### Your task
Copy the material that follows word for word and omit its pictures.
***** Dataset content
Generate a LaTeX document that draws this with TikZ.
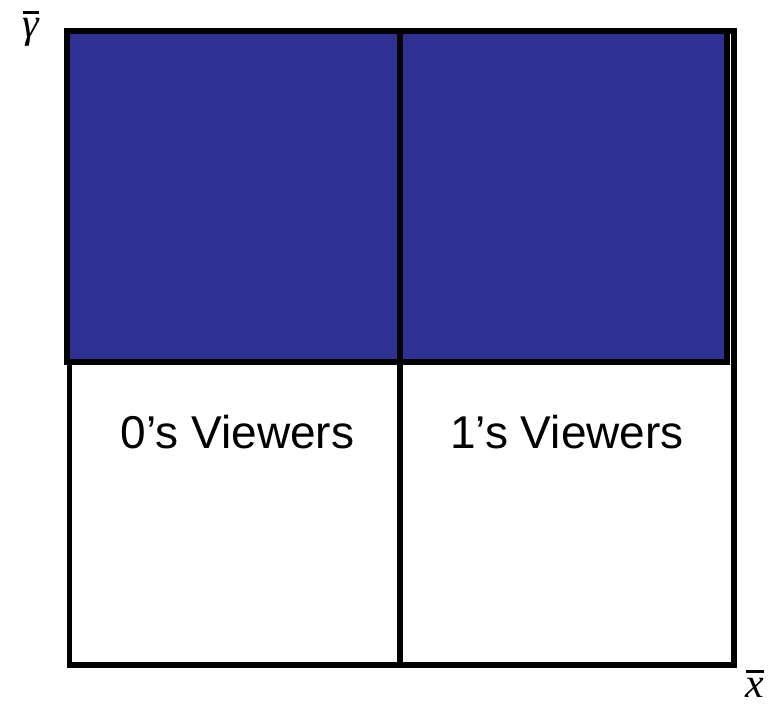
\documentclass[tikz,border=0pt]{standalone}
\usepackage{fontspec}
\setmainfont{Liberation Sans}
\newfontfamily\axisfont{Liberation Serif}
\usepackage{tikz}
\usetikzlibrary{positioning}
\definecolor{cellblue}{RGB}{46,49,146}
\newcommand{\barred}[1]{\vbox{\hrule height 2.4pt\kern 5pt\hbox{#1}}}

\begin{document}
\begin{tikzpicture}[x=1pt, y=-1pt]
    % styles
    \tikzstyle{frame} = [rectangle, draw, line width=5.5pt, inner sep=0pt, outer sep=0pt, minimum width=664.5pt, minimum height=634pt]
    \tikzstyle{cell} = [rectangle, draw, line width=6pt, fill=cellblue, inner sep=0pt, outer sep=0pt, minimum height=331pt]
    \tikzstyle{label} = [font=\fontsize{46}{52}\selectfont, inner sep=0pt, anchor=base]
    \tikzstyle{axis} = [font=\fontsize{42}{46}\selectfont\axisfont\itshape, inner sep=0pt]

    \useasboundingbox (0,0) rectangle (777,710);

    % boxes
    \node (frame) [frame, anchor=north west] at (69.5,31) {};
    \node (top0) [cell, minimum width=333pt, anchor=north west] at (67,31) {};
    \node (top1) [cell, minimum width=327pt, anchor=north west] at (top0.north east) {};
    \draw [line width=5.5pt] (top0.south east) -- (top0.south east |- frame.south);

    % texts
    \node (view0) [label] at (237.5,448) {0’s Viewers};
    \node (view1) [label] at (567,448) {1’s Viewers};
    \node (gam) [axis] at (31,29) {\barred{γ}};
    \node (xbar) [axis, anchor=base] at (755,697) {\barred{x}};
\end{tikzpicture}
\end{document}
**********
### Answer to the task
Generate a LaTeX document that draws this with TikZ.
\documentclass[tikz,border=0pt]{standalone}
\usepackage{fontspec}
\setmainfont{Liberation Sans}
\newfontfamily\axisfont{Liberation Serif}
\usepackage{tikz}
\usetikzlibrary{positioning}
\definecolor{cellblue}{RGB}{46,49,146}
\newcommand{\barred}[1]{\vbox{\hrule height 2.4pt\kern 5pt\hbox{#1}}}

\begin{document}
\begin{tikzpicture}[x=1pt, y=-1pt]
    % styles
    \tikzstyle{frame} = [rectangle, draw, line width=5.5pt, inner sep=0pt, outer sep=0pt, minimum width=664.5pt, minimum height=634pt]
    \tikzstyle{cell} = [rectangle, draw, line width=6pt, fill=cellblue, inner sep=0pt, outer sep=0pt, minimum height=331pt]
    \tikzstyle{label} = [font=\fontsize{46}{52}\selectfont, inner sep=0pt, anchor=base]
    \tikzstyle{axis} = [font=\fontsize{42}{46}\selectfont\axisfont\itshape, inner sep=0pt]

    \useasboundingbox (0,0) rectangle (777,710);

    % boxes
    \node (frame) [frame, anchor=north west] at (69.5,31) {};
    \node (top0) [cell, minimum width=333pt, anchor=north west] at (67,31) {};
    \node (top1) [cell, minimum width=327pt, anchor=north west] at (top0.north east) {};
    \draw [line width=5.5pt] (top0.south east) -- (top0.south east |- frame.south);

    % texts
    \node (view0) [label] at (237.5,448) {0’s Viewers};
    \node (view1) [label] at (567,448) {1’s Viewers};
    \node (gam) [axis] at (31,29) {\barred{γ}};
    \node (xbar) [axis, anchor=base] at (755,697) {\barred{x}};
\end{tikzpicture}
\end{document}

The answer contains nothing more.